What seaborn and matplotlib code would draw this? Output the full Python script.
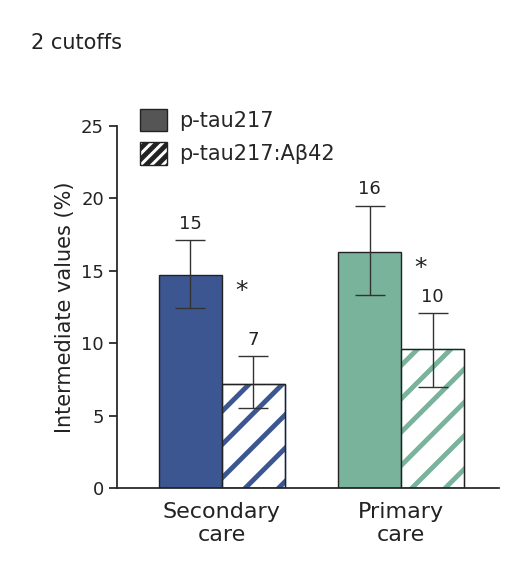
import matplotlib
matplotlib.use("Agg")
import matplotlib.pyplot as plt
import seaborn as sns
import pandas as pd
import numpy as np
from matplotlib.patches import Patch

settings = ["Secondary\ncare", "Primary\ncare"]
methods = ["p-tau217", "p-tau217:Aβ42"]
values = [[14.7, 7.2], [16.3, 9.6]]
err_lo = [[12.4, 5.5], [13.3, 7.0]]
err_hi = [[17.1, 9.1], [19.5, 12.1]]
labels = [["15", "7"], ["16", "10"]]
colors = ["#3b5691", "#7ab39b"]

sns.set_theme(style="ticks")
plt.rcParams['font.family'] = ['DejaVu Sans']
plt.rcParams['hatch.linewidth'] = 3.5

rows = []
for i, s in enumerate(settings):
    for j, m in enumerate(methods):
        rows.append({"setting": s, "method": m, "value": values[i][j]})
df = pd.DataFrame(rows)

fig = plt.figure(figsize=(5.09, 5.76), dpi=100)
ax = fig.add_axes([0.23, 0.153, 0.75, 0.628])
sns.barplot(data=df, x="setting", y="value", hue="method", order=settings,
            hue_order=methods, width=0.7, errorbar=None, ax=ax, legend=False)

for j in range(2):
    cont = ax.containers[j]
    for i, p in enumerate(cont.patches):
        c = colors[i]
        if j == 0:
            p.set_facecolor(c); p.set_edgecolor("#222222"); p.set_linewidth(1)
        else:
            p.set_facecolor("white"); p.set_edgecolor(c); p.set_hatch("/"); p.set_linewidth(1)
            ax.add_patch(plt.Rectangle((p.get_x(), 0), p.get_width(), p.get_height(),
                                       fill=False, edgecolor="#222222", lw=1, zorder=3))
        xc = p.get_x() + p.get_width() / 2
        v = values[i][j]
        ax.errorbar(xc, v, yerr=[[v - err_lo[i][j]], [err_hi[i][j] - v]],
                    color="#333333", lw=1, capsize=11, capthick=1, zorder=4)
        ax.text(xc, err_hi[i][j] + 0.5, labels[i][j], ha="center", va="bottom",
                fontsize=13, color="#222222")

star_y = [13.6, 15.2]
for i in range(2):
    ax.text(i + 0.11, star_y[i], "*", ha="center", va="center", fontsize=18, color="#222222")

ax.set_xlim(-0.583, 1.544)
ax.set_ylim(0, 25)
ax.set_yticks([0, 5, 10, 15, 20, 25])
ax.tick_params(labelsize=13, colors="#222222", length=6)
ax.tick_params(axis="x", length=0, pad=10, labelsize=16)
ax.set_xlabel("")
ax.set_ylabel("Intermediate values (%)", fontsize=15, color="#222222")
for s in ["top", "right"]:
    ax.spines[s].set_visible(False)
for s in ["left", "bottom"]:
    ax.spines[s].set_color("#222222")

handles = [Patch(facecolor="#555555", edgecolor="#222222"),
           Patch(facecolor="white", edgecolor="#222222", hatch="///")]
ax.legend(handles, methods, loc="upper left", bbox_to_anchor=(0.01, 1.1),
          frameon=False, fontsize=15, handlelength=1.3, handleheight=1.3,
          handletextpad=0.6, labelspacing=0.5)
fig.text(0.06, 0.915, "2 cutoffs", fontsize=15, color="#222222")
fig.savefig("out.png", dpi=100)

==

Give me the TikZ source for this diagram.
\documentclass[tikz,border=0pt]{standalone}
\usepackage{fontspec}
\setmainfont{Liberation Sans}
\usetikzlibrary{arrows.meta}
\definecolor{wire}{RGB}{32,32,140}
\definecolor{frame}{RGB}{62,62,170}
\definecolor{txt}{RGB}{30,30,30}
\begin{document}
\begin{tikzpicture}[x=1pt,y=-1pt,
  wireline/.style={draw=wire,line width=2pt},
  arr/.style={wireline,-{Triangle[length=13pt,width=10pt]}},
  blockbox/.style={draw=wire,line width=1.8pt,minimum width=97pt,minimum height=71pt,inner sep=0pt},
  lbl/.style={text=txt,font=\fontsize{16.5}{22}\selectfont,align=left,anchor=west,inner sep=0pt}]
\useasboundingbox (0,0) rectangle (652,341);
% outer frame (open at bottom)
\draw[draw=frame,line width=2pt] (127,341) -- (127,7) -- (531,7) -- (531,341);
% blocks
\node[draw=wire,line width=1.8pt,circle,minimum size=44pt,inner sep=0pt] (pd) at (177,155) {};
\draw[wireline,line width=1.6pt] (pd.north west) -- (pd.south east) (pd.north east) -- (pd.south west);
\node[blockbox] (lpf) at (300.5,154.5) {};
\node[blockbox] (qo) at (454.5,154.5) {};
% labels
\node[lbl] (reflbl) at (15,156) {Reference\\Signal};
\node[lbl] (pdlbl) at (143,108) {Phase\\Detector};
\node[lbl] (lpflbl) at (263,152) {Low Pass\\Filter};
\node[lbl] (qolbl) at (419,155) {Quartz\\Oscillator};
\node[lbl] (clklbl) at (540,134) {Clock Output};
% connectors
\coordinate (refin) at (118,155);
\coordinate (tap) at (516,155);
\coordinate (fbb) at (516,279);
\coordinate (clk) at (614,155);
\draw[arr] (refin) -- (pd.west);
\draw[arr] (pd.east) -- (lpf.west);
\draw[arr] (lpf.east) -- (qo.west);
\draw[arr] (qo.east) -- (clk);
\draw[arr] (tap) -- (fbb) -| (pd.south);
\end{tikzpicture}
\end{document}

Exercise details: Using the listing above, show each line holding the string "draw".

Result for this exercise:
What seaborn and matplotlib code would draw this? Output the full Python script.
  wireline/.style={draw=wire,line width=2pt},
  blockbox/.style={draw=wire,line width=1.8pt,minimum width=97pt,minimum height=71pt,inner sep=0pt},
\draw[draw=frame,line width=2pt] (127,341) -- (127,7) -- (531,7) -- (531,341);
\node[draw=wire,line width=1.8pt,circle,minimum size=44pt,inner sep=0pt] (pd) at (177,155) {};
\draw[wireline,line width=1.6pt] (pd.north west) -- (pd.south east) (pd.north east) -- (pd.south west);
\draw[arr] (refin) -- (pd.west);
\draw[arr] (pd.east) -- (lpf.west);
\draw[arr] (lpf.east) -- (qo.west);
\draw[arr] (qo.east) -- (clk);
\draw[arr] (tap) -- (fbb) -| (pd.south);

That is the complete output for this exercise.